Below are some entries. Copy each line that holds the string "draw".

Data shown:
- - - - -
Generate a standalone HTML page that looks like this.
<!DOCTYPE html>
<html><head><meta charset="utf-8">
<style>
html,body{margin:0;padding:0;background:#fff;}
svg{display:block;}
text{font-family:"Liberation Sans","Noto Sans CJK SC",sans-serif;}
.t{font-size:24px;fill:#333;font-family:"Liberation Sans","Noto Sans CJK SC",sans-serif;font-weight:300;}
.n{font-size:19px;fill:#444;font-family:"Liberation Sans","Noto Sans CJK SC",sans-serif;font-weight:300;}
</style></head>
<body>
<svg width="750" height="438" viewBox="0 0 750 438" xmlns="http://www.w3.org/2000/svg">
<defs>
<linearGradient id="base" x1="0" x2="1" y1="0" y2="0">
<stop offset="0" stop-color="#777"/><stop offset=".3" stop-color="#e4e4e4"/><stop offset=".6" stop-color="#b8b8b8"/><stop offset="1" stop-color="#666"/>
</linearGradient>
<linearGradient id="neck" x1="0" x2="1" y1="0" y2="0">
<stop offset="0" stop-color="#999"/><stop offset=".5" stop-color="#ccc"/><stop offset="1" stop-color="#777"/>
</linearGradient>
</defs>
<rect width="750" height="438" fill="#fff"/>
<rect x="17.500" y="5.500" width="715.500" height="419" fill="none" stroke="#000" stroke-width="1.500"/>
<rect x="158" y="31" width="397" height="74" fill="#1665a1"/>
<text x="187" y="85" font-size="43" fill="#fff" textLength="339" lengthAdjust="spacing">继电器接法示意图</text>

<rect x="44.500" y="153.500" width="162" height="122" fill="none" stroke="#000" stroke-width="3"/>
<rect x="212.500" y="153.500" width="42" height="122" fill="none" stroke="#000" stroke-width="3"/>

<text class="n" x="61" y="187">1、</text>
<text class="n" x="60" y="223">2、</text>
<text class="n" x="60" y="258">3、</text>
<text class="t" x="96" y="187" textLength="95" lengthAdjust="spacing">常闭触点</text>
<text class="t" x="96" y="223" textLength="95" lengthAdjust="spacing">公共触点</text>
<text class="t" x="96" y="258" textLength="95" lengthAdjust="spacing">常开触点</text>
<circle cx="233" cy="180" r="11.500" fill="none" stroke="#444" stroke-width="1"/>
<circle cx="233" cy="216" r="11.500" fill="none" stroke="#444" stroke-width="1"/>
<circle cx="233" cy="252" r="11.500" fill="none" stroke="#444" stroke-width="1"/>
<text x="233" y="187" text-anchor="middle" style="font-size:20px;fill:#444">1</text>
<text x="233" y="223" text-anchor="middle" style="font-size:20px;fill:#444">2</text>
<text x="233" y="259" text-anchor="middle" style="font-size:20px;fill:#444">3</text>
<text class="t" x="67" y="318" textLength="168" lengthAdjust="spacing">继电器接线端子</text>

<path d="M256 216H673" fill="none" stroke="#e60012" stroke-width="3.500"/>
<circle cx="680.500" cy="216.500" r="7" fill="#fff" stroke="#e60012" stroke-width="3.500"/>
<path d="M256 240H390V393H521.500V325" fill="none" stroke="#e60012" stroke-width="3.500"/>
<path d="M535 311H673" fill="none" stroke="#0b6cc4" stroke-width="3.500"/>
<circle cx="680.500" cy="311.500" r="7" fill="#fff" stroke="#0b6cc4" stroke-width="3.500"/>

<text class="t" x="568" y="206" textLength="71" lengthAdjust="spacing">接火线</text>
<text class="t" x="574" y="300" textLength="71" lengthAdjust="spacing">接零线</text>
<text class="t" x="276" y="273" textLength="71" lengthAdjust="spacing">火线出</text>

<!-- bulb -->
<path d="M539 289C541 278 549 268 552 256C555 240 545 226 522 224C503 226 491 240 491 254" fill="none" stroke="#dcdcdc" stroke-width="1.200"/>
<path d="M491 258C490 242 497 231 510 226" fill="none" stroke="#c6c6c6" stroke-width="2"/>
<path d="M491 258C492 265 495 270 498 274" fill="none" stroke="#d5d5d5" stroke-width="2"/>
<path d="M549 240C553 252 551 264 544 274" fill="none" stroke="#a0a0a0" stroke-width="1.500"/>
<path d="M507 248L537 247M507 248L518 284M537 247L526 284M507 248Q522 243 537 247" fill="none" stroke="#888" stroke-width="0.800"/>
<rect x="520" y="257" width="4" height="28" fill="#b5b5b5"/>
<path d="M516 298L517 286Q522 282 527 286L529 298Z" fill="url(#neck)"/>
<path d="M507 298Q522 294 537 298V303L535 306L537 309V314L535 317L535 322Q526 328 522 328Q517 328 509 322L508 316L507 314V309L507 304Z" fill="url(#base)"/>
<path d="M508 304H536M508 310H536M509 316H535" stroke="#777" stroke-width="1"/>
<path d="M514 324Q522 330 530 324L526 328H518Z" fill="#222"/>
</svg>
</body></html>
- - - - -
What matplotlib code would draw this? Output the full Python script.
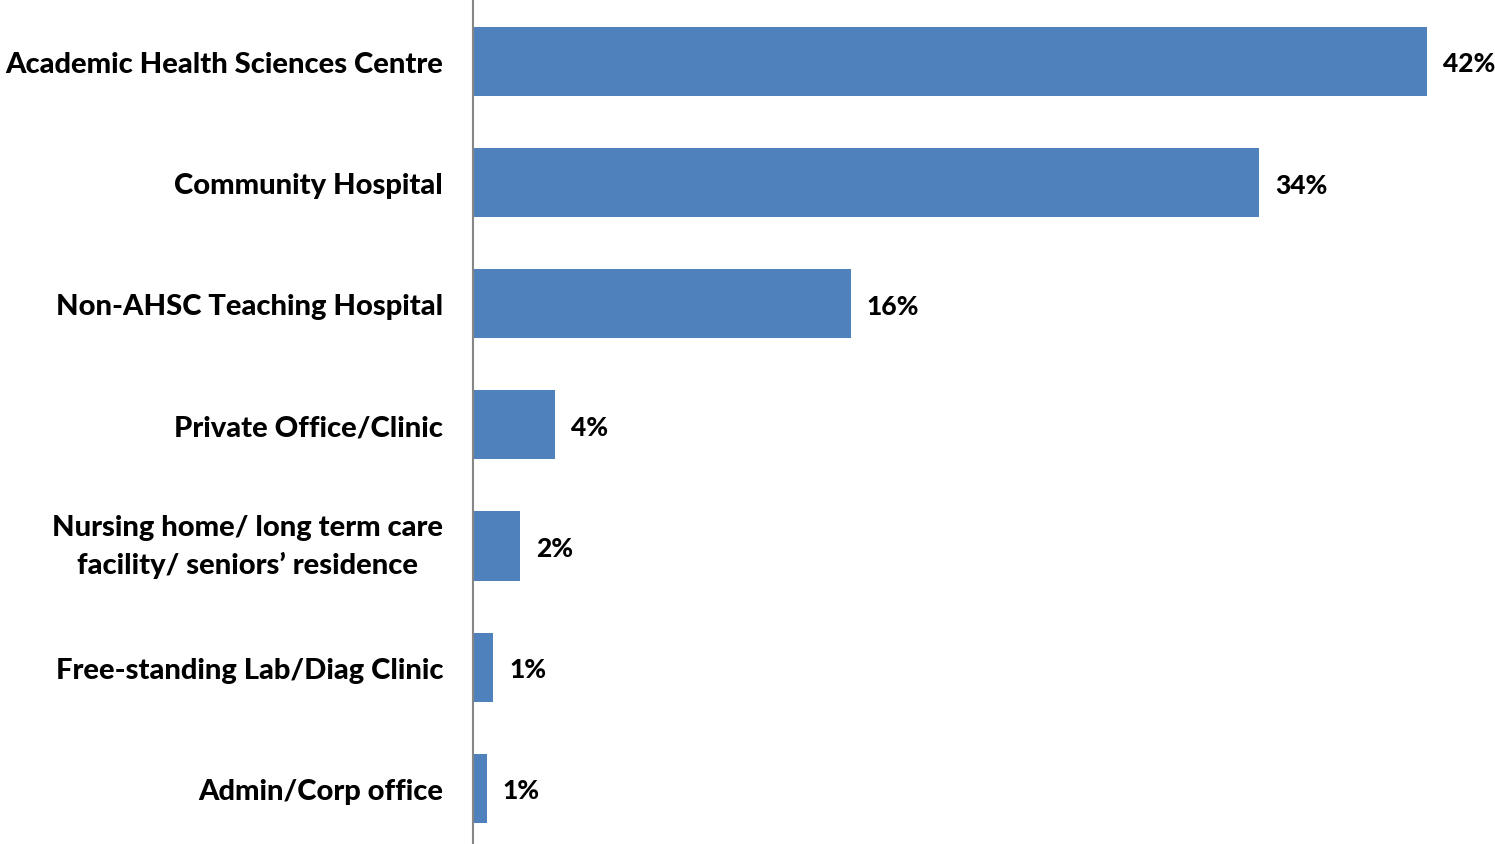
- - - - -
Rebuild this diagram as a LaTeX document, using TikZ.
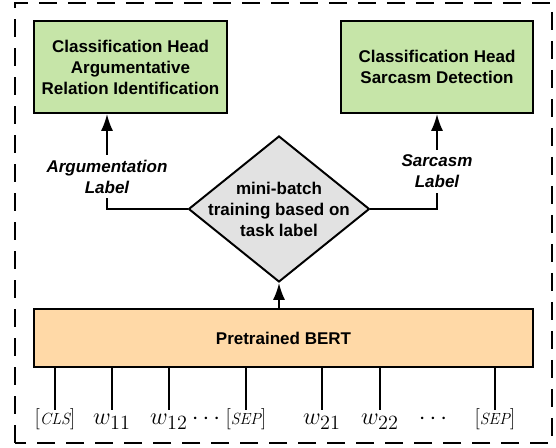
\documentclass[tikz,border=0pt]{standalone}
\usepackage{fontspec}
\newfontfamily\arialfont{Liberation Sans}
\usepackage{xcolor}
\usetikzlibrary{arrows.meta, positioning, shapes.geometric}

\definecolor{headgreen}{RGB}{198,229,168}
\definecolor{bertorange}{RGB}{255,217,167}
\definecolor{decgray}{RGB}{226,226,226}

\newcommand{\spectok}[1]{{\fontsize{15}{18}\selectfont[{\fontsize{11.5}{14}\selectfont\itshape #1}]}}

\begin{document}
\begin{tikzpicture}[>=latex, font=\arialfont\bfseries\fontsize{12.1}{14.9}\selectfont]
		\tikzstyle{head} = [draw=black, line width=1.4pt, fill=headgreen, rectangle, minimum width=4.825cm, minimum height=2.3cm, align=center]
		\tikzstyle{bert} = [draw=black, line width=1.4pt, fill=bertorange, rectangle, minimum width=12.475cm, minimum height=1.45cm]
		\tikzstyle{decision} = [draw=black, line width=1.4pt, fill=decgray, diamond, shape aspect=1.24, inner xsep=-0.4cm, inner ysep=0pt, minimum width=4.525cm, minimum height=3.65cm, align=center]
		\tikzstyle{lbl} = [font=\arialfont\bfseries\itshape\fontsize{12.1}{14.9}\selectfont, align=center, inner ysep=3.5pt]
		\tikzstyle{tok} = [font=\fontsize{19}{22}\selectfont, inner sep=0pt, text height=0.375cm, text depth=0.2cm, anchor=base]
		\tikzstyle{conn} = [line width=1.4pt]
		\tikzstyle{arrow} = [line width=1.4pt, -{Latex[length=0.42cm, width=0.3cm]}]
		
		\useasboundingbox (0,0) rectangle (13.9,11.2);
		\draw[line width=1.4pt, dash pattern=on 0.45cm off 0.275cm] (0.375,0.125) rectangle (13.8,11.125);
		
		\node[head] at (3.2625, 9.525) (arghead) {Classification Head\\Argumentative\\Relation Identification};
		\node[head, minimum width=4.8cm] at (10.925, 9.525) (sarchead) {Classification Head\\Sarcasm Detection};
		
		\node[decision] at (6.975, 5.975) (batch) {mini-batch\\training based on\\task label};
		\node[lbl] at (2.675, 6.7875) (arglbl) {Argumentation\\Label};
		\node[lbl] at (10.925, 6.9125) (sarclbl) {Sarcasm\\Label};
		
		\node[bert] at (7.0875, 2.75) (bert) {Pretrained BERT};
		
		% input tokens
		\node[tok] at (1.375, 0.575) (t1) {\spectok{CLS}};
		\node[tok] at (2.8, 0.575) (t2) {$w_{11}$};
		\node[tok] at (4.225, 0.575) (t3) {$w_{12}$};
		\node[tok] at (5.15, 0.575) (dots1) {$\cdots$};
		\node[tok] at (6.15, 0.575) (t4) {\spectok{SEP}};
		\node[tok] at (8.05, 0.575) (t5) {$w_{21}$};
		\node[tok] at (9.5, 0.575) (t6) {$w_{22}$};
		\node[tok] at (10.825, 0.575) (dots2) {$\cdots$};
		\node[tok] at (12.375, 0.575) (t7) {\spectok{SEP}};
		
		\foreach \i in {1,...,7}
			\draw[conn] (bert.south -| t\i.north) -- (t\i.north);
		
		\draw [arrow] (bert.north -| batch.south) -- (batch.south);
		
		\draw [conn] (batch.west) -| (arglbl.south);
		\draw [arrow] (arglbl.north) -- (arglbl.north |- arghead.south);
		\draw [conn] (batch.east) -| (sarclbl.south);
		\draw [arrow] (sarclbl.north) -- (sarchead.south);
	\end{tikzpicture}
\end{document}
- - - - -
Exercise response:
What matplotlib code would draw this? Output the full Python script.
		\tikzstyle{head} = [draw=black, line width=1.4pt, fill=headgreen, rectangle, minimum width=4.825cm, minimum height=2.3cm, align=center]
		\tikzstyle{bert} = [draw=black, line width=1.4pt, fill=bertorange, rectangle, minimum width=12.475cm, minimum height=1.45cm]
		\tikzstyle{decision} = [draw=black, line width=1.4pt, fill=decgray, diamond, shape aspect=1.24, inner xsep=-0.4cm, inner ysep=0pt, minimum width=4.525cm, minimum height=3.65cm, align=center]
		\draw[line width=1.4pt, dash pattern=on 0.45cm off 0.275cm] (0.375,0.125) rectangle (13.8,11.125);
			\draw[conn] (bert.south -| t\i.north) -- (t\i.north);
		\draw [arrow] (bert.north -| batch.south) -- (batch.south);
		\draw [conn] (batch.west) -| (arglbl.south);
		\draw [arrow] (arglbl.north) -- (arglbl.north |- arghead.south);
		\draw [conn] (batch.east) -| (sarclbl.south);
		\draw [arrow] (sarclbl.north) -- (sarchead.south);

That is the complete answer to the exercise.